FILE - This Aug. 25, 1992, file photo shows rows of damaged houses between Homestead and Florida City, Fla. In 1992, Homestead was a sleepy agricultural town bordered by the Everglades and large farms planted with winter tomatoes and other crops. Now Homestead is full of sprawling gated developments where many residents commute north to Miami with no memory of the monster storm. (AP Photo/Mark Foley, File)
"Andrew was the first modern-day hurricane that actually impacted directly a huge metropolitan area," Kottlowski said. "So it kind of set the standard of what we would see down the road."
New technology for forecasting hurricanes had already been in the works years before Andrew, but Kottlowski said he believes that after the 1992 hurricane, research and the ability to use new technology accelerated.
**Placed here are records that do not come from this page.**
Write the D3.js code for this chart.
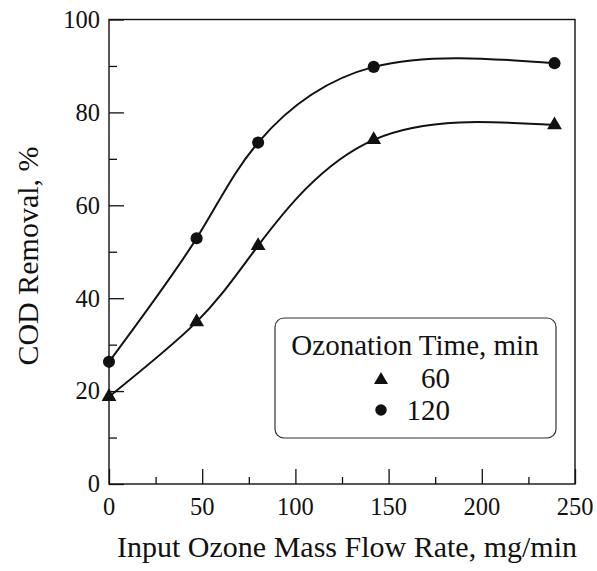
<!DOCTYPE html>
<html>
<head>
<meta charset="utf-8">
<script src="https://cdn.jsdelivr.net/npm/d3@7"></script>
<style>
  body { margin: 0; background: #fff; }
</style>
</head>
<body>
<div class="chart"></div>
<script>
// Data
const flowRates = [0, 47, 80, 142, 239];           // mg/min
const removal60 = [18.8, 34.9, 51.3, 74.1, 77.3];   // % (60 min)
const removal120 = [26.3, 52.9, 73.5, 89.8, 90.6];  // % (120 min)
const xTicks = [0, 50, 100, 150, 200, 250];
const xMinor = [25, 75, 125, 175, 225];
const yTicks = [0, 20, 40, 60, 80, 100];
const yMinor = [10, 30, 50, 70, 90];
const seriesNames = ["60", "120"];

const fontName = "Liberation Serif";

const width = 597;
const height = 571;
const margin = {top: 19.5, right: 22, bottom: 87, left: 109};
const innerWidth = width - margin.left - margin.right;
const innerHeight = height - margin.top - margin.bottom;

const svg = d3.select(".chart")
  .append("svg")
    .attr("width", width)
    .attr("height", height)
    .attr("font-family", fontName)
  .append("g")
    .attr("transform", `translate(${margin.left}, ${margin.top})`);

const x = d3.scaleLinear().domain([0, 250]).range([0, innerWidth]);
const y = d3.scaleLinear().domain([0, 100]).range([innerHeight, 0]);

// frame (top + right without ticks)
svg.append("rect")
  .attr("width", innerWidth)
  .attr("height", innerHeight)
  .attr("fill", "none")
  .attr("stroke", "#111")
  .attr("stroke-width", 1.4);

// bottom axis, ticks pointing inward
const xAxis = svg.append("g")
  .attr("transform", `translate(0, ${innerHeight})`)
  .call(d3.axisTop(x).tickValues(xTicks).tickSize(15).tickFormat(""));
xAxis.append("g")
  .call(d3.axisTop(x).tickValues(xMinor).tickSize(7).tickFormat(""));
xAxis.selectAll(".domain").remove();
xAxis.selectAll("line").attr("stroke", "#111").attr("stroke-width", 1.3);

svg.append("g")
  .selectAll("text")
  .data(xTicks)
  .enter()
  .append("text")
    .attr("x", d => x(d))
    .attr("y", innerHeight + 31)
    .attr("text-anchor", "middle")
    .attr("font-family", fontName)
    .attr("font-size", 24.5)
    .attr("fill", "#111")
    .text(d => d);

// left axis, ticks pointing inward
const yAxis = svg.append("g")
  .call(d3.axisRight(y).tickValues(yTicks).tickSize(15).tickFormat(""));
yAxis.append("g")
  .call(d3.axisRight(y).tickValues(yMinor).tickSize(8).tickFormat(""));
yAxis.selectAll(".domain").remove();
yAxis.selectAll("line").attr("stroke", "#111").attr("stroke-width", 1.3);

svg.append("g")
  .selectAll("text")
  .data(yTicks)
  .enter()
  .append("text")
    .attr("x", -9)
    .attr("y", d => y(d))
    .attr("dy", "0.34em")
    .attr("text-anchor", "end")
    .attr("font-family", fontName)
    .attr("font-size", 24.5)
    .attr("fill", "#111")
    .text(d => d);

// axis titles
svg.append("text")
  .attr("x", (x(0) + x(250)) / 2 + 5)
  .attr("y", innerHeight + 73)
  .attr("text-anchor", "middle")
  .attr("font-family", fontName)
  .attr("font-size", 30)
  .attr("fill", "#111")
  .text("Input Ozone Mass Flow Rate, mg/min");

svg.append("text")
  .attr("transform", `translate(${38 - margin.left}, ${256 - margin.top}) rotate(-90)`)
  .attr("text-anchor", "middle")
  .attr("font-family", fontName)
  .attr("font-size", 30)
  .attr("fill", "#111")
  .text("COD Removal, %");

// fitted curves
const line = d3.line()
  .x(d => x(d[0]))
  .y(d => y(d[1]))
  .curve(d3.curveNatural);

const series = [
  {name: seriesNames[0], values: removal60, shape: d3.symbolTriangle, size: 95},
  {name: seriesNames[1], values: removal120, shape: d3.symbolCircle, size: 115}
];

series.forEach(s => {
  const pts = flowRates.map((f, i) => [f, s.values[i]]);
  svg.append("path")
    .datum(pts)
    .attr("d", line)
    .attr("fill", "none")
    .attr("stroke", "#111")
    .attr("stroke-width", 2);

  svg.append("g")
    .selectAll("path")
    .data(pts)
    .enter()
    .append("path")
      .attr("d", d3.symbol().type(s.shape).size(s.size))
      .attr("transform", d => `translate(${x(d[0])}, ${y(d[1])})`)
      .attr("fill", "#111");
});

// legend
const legend = svg.append("g")
  .attr("transform", `translate(${275 - margin.left}, ${318 - margin.top})`);

legend.append("rect")
  .attr("width", 281)
  .attr("height", 120)
  .attr("rx", 9)
  .attr("fill", "#fff")
  .attr("stroke", "#333")
  .attr("stroke-width", 1.2);

legend.append("text")
  .attr("x", 140)
  .attr("y", 37)
  .attr("text-anchor", "middle")
  .attr("font-family", fontName)
  .attr("font-size", 29)
  .attr("fill", "#111")
  .text("Ozonation Time, min");

series.forEach((s, i) => {
  legend.append("path")
    .attr("d", d3.symbol().type(s.shape).size(s.size * 0.9))
    .attr("transform", `translate(${106}, ${62 + i * 30})`)
    .attr("fill", "#111");
  legend.append("text")
    .attr("x", 175)
    .attr("y", 70 + i * 32)
    .attr("text-anchor", "end")
    .attr("font-family", fontName)
    .attr("font-size", 29)
    .attr("fill", "#111")
    .text(s.name);
});
</script>
</body>
</html>
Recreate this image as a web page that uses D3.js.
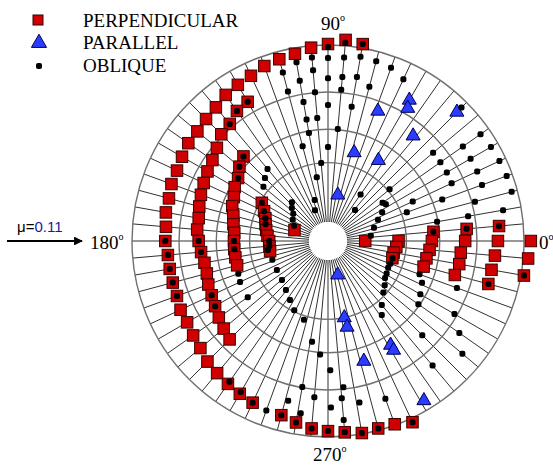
<!DOCTYPE html>
<html>
<head>
<meta charset="utf-8">
<script src="https://cdn.jsdelivr.net/npm/d3@7"></script>
<style>
  body { margin: 0; background: #fff; }
  svg { display: block; }
</style>
</head>
<body>
<svg id="chart" width="553" height="465"></svg>
<script>
// Polar readings: [angle in degrees, radius in % of outer ring]
const perpendicular = [
  [80,102],[85,103],[90,100.5],[95,99],[100,97],[105,96],[110,95],[115,93],[120,92],[125,91],
  [130,89],[135,88],[140,87],[145,87],[150,86],[155,85],[160,85],[165,84],[170,84],[175,83],
  [180,83],[185,82],[190,82],[195,82],[200,82],[205,83],[210,83],[215,84],[220,85],[225,87],
  [230,88],[235,89],[240,90],[245,91],[255,92],[260,94],[265,96],[270,97],[275,98],[280,99.5],
  [285,99],[290,99.5],[295,102],[350,101.5],[355,102.5],[0,103.5],
  [120,82],[125,81],[130,78],[135,77],[140,74],[145,72],[150,71],[155,70],[160,69],[165,68],
  [170,67],[175,67],[180,66],[185,65],[190,64],[195,64],[200,65],[205,65.5],[210,66.5],
  [215,68],[220,69.5],[225,71],
  [135,61],[140,59],[145,56],[150,55],[155,53],[160,52],[165,50],[170,49],[175,48],[180,48],
  [185,48],[190,48],[195,48],
  [150,39],[155,36],[160,34],[165,33],[170,32],[175,31],[180,30],[185,30],[190,30],
  [162,18],[0,19],
  [5,87.6],[0,86.7],[355,85.5],[350,84.7],[345,84.7],
  [5,71],[0,70],[355,68],[350,68],[345,67],
  [5,54],[0,53],[355,52],[350,51],[345,50.5],
  [0,36],[355,35],[350,34],[345,34]
];

const parallel = [
  [69,71],[60,83],[59,79],[45,93],[51,69],[73.5,47],[58,48.5],[78,24],
  [286,18],[282,40],[282.5,45],[301,62],[301,65],[286.6,64],[301,95]
];

const oblique = [
  // upper sector
  [105,89],[100,92.6],[95,94],[90,93.4],[85,94],[80,95.5],[75,95],[70,94],[65,91],
  [90,99],[85,101.5],[80,102],[45,96.3],
  [105,79],[100,83],[90,83],[85,84],[80,85],[75,81.5],
  [95,87.5],[85,77.4],[95,76.2],[100,72],[90,69.4],[80,69.5],[95,63],[100,63],
  [85,57.4],[100,56],[90,48],[105,50],[95,40],[100,33],[108,22],[113,17],[49,21],[55,29],
  // right sector
  [35,95],[30,96],[25,96.5],[20,97],[35,84],[30,84],[25,84],[40,70],[35,70],[30,70],
  [25,69.6],[20,83.6],[15,97],[25,47.7],[20,62],[15,77.6],[10,90.7],[35,34],[40,41],
  [20,42.8],[10,56.5],[10,72.6],[5,87.6],[5,71],[5,54],[340,49.7],[340,70],[345,84.7],[350,101.5],
  [7,22],[16,24.4],[23,27.7],[28,31.3],[32.5,35],
  [345,34],[340,33.8],[336,33.6],[331,34.2],[327,34.7],
  // lower sector
  [322,36.7],[317,38.6],[310,42.7],[306,46.7],[336,52.5],[330,54.4],[325,56.3],[330,74.5],
  [315,68],[325,81.8],[310,83],[320,89.5],[290,85.6],
  [253,42],[261,52],[266,58],[271,66],[276,75],[281,84],[285,99],
  [260,75.6],[265,80],[271,85],[275,91.7],
  [235,87.6],[240,89],[250,92],[256,84],[261,89],[275,80.5],
  [245,91],[255,92],[260,94],[265,96],[270,97],[275,98],[280,99.5],[295,102],
  // left sector
  [130,48],[135,45.5],[140,43],
  [133,27],[137.5,25],[142,22.5],[149,21],[156,19],
  [188.5,31],[198.7,30],[209.6,30],[220.3,30.8],[229.4,33],[237.2,35.8],[244,39.3],
  [200,48.7],[205,49.5],[215,50],
  [180,83],[185,82],[190,82],[195,82],[200,82],
  [120,82],[125,81],[130,78],[135,61],[140,59],[145,56],
  [150,39],[155,36],[160,34],[165,33],
  [180,66],[185,65],[205,65.5],[210,66.5],[180,48],[185,48],[180,30],[185,30]
];

const ringValues = [40, 57, 76, 100];
const holeValue = 9.7;
const spokeAngles = d3.range(0, 360, 5);
const angleLabels = [
  { a: 90, t: "90" }, { a: 180, t: "180" }, { a: 0, t: "0" }, { a: 270, t: "270" }
];

const svg = d3.select("#chart");
const cx = 328, cy = 241;
const r = d3.scaleLinear().domain([0, 100]).range([0, 196]);
const ang = d3.scaleLinear().domain([0, 360]).range([0, 2 * Math.PI]);

const px = d => cx + r(d[1]) * Math.cos(ang(d[0]));
const py = d => cy - r(d[1]) * Math.sin(ang(d[0]));

const g = svg.append("g");

// spokes
g.selectAll("line.spoke").data(spokeAngles).join("line")
  .attr("class", "spoke")
  .attr("x1", a => px([a, holeValue])).attr("y1", a => py([a, holeValue]))
  .attr("x2", a => px([a, 100])).attr("y2", a => py([a, 100]))
  .attr("stroke", "#1a1a1a").attr("stroke-width", 0.9);

// rings
g.selectAll("circle.ring").data(ringValues).join("circle")
  .attr("cx", cx).attr("cy", cy).attr("r", d => r(d))
  .attr("fill", "none").attr("stroke", "#707070").attr("stroke-width", 1.4);

g.append("circle").attr("cx", cx).attr("cy", cy).attr("r", r(holeValue))
  .attr("fill", "#fff");

// series
const sq = 11.5;
g.selectAll("rect.perp").data(perpendicular).join("rect")
  .attr("x", d => px(d) - sq / 2).attr("y", d => py(d) - sq / 2)
  .attr("width", sq).attr("height", sq)
  .attr("fill", "#d00000").attr("stroke", "#3a0000").attr("stroke-width", 1);

const tri = d3.symbol().type(d3.symbolTriangle).size(85);
g.selectAll("path.par").data(parallel).join("path")
  .attr("d", tri)
  .attr("transform", d => `translate(${px(d)},${py(d)})`)
  .attr("fill", "#2a3cff").attr("stroke", "#000050").attr("stroke-width", 1);

const dot = 6;
g.selectAll("rect.obl").data(oblique).join("rect")
  .attr("x", d => px(d) - dot / 2).attr("y", d => py(d) - dot / 2)
  .attr("width", dot).attr("height", dot).attr("rx", 2)
  .attr("fill", "#000");

// angle labels
const serif = "'Liberation Serif','Times New Roman',serif";
const labelPos = {
  90: { x: 321, y: 30 },
  180: { x: 90, y: 249 },
  0: { x: 539, y: 249 },
  270: { x: 313, y: 461 }
};
angleLabels.forEach(l => {
  const p = labelPos[l.a];
  const t = svg.append("text").attr("x", p.x).attr("y", p.y)
    .attr("font-family", serif).attr("font-size", 19).attr("fill", "#000");
  t.append("tspan").text(l.t);
  t.append("tspan").attr("font-size", 10).attr("dy", -9).text("o");
});

// legend
const legend = [
  { key: "PERPENDICULAR", y: 20 },
  { key: "PARALLEL", y: 42 },
  { key: "OBLIQUE", y: 65 }
];
svg.append("rect").attr("x", 33).attr("y", 15).attr("width", 10).attr("height", 10)
  .attr("fill", "#d00000").attr("stroke", "#3a0000");
svg.append("path").attr("d", d3.symbol().type(d3.symbolTriangle).size(100))
  .attr("transform", "translate(39,43)")
  .attr("fill", "#2a3cff").attr("stroke", "#000050");
svg.append("rect").attr("x", 36).attr("y", 63).attr("width", 6).attr("height", 6).attr("rx", 2).attr("fill", "#000");
svg.selectAll("text.leg").data(legend).join("text")
  .attr("x", 83).attr("y", d => d.y + 7)
  .attr("font-family", serif).attr("font-size", 19).attr("fill", "#000")
  .text(d => d.key);

// flow arrow
const defs = svg.append("defs");
defs.append("marker").attr("id", "ah").attr("viewBox", "0 0 10 10")
  .attr("refX", 9).attr("refY", 5).attr("markerWidth", 4).attr("markerHeight", 4)
  .attr("orient", "auto")
  .append("path").attr("d", "M0,0 L10,5 L0,10 Z").attr("fill", "#000");
svg.append("line").attr("x1", 7).attr("y1", 241).attr("x2", 82).attr("y2", 241)
  .attr("stroke", "#000").attr("stroke-width", 2.2).attr("marker-end", "url(#ah)");
const mu = svg.append("text").attr("x", 17).attr("y", 232)
  .attr("font-family", "'Liberation Sans',Arial,sans-serif").attr("font-size", 15);
mu.append("tspan").attr("fill", "#000").text("μ=");
mu.append("tspan").attr("fill", "#1a1aa0").text("0.11");
</script>
</body>
</html>
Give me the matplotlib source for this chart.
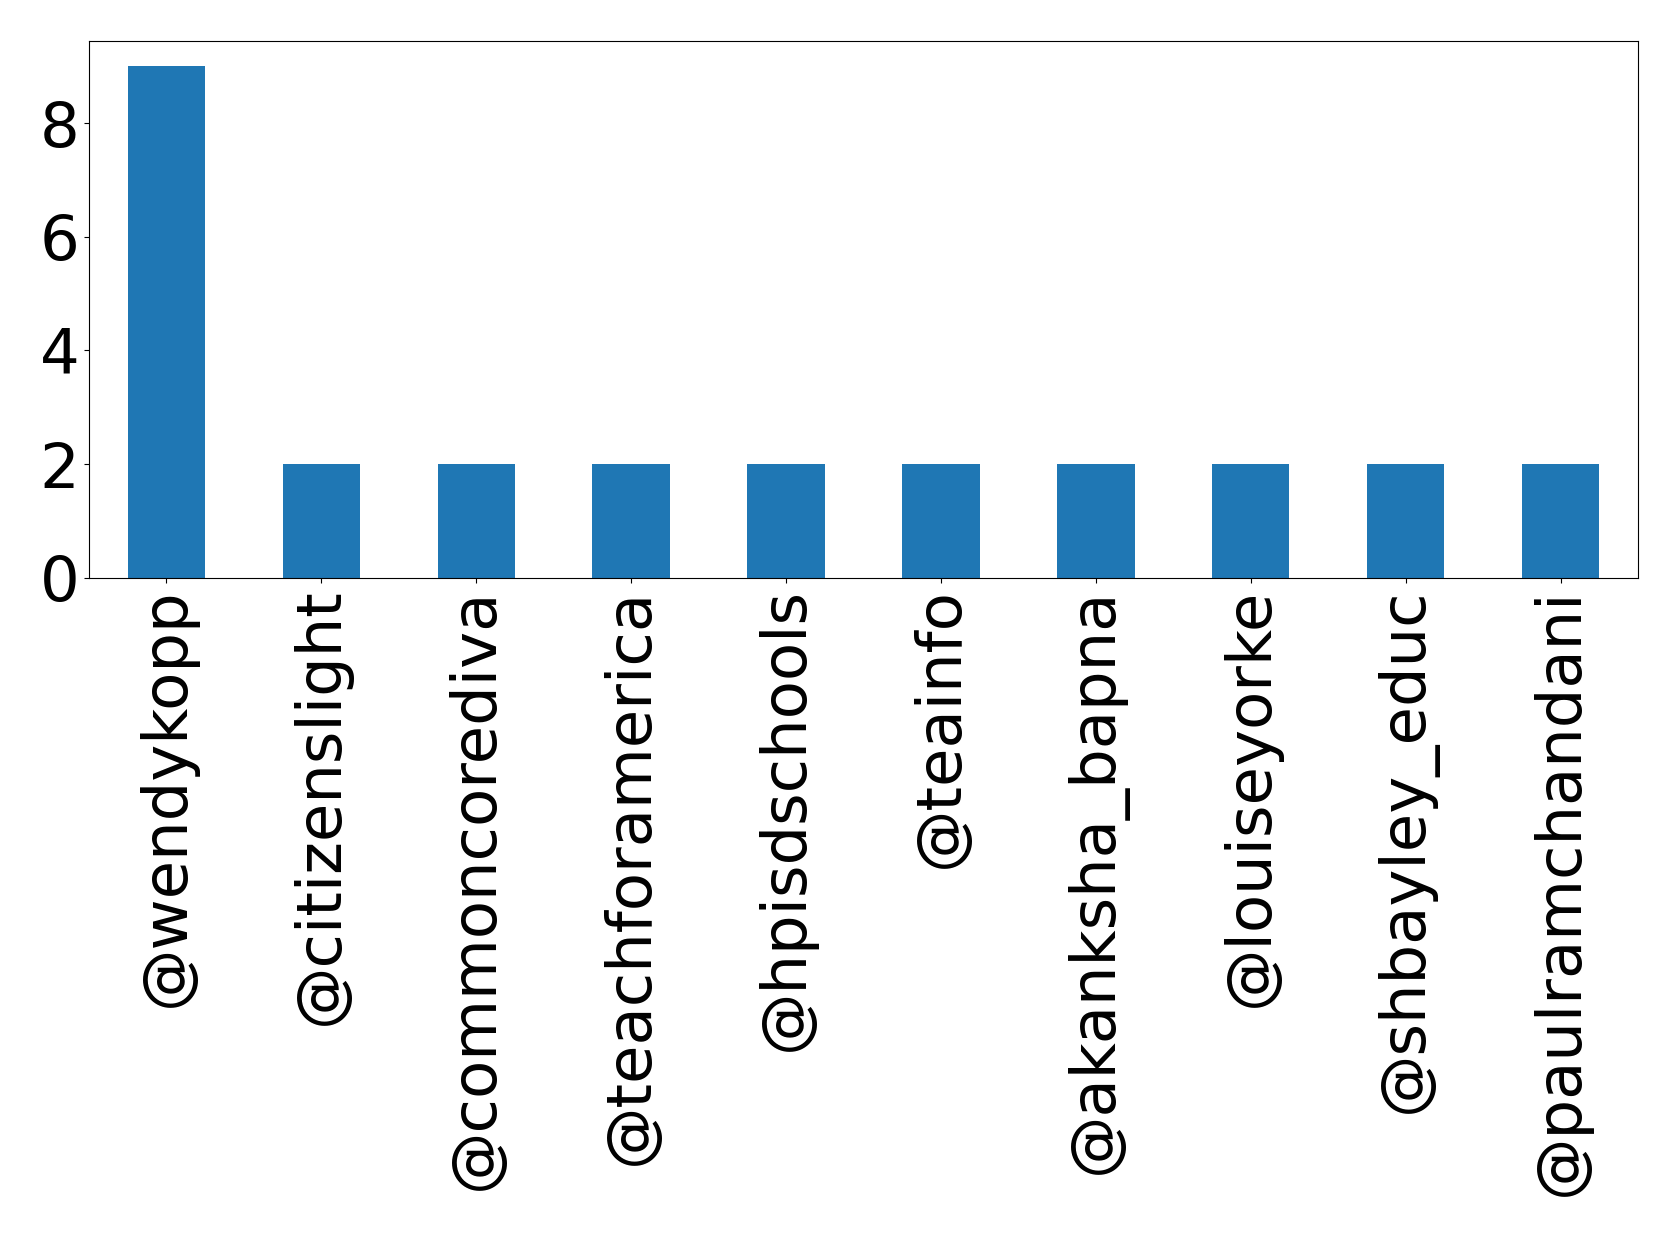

"It was such a destructive storm that we actually got the government's attention," Kottlowski said. "And so the government started funding research on hurricane tracks and hurricane intensity forecast."
The tremendous damage wrought by Hurricane Andrew also exposed faulty designs and building code violations across Dade and Broward counties, hinting at cut corners during the 1980s building boom as home construction raced to keep up with a growing population.
A grand jury report highlighted deficiencies its members had noted, leading to the hiring of Jaime Gascon, director of the Boards and Code Division for Miami-Dade County as product control inspector.
"[Hurricane Andrew] prompted everyone to start looking at things -- why did this happen, how did it happen, and what could be done to prevent this from happening again?" Gascon said. "The displacement of the residents, of the tenants, of the owners of these properties is one that's kept paramount in this whole process."

MIAMI, FL - AUGUST 25: A resident (bottom right) looks out of his apartment 25 August 1992 that had its walls blown away by Hurricane Andrew. About 50,000 Dade county residents are without their homes due to Hurricane Andrew, which struck the area 24 August 1992. (Photo credit should read ROBERT SULLIVAN/AFP via Getty Images)
One of the big changes that occurred as a result of Hurricane Andrew was the introduction of impact tests for all building components that protect the building, from window shutters to roof shingles, and an upgrade to wind standards. Products had to be adjusted and redesigned to pass these new tests, contributing to higher house prices.
Today, Gascon and other code officials continue to stress the importance of training for the smooth rollout of implementing codes as well as the maintenance of the provisions put in place since Hurricane Andrew set new criteria for buildings to withstand.
"There were other earlier storms in the '60s, Hurricane Donna and the like, and they did cause devastation, but nowhere near the devastation, or the amount of affected residents that Andrew had," Gascon said.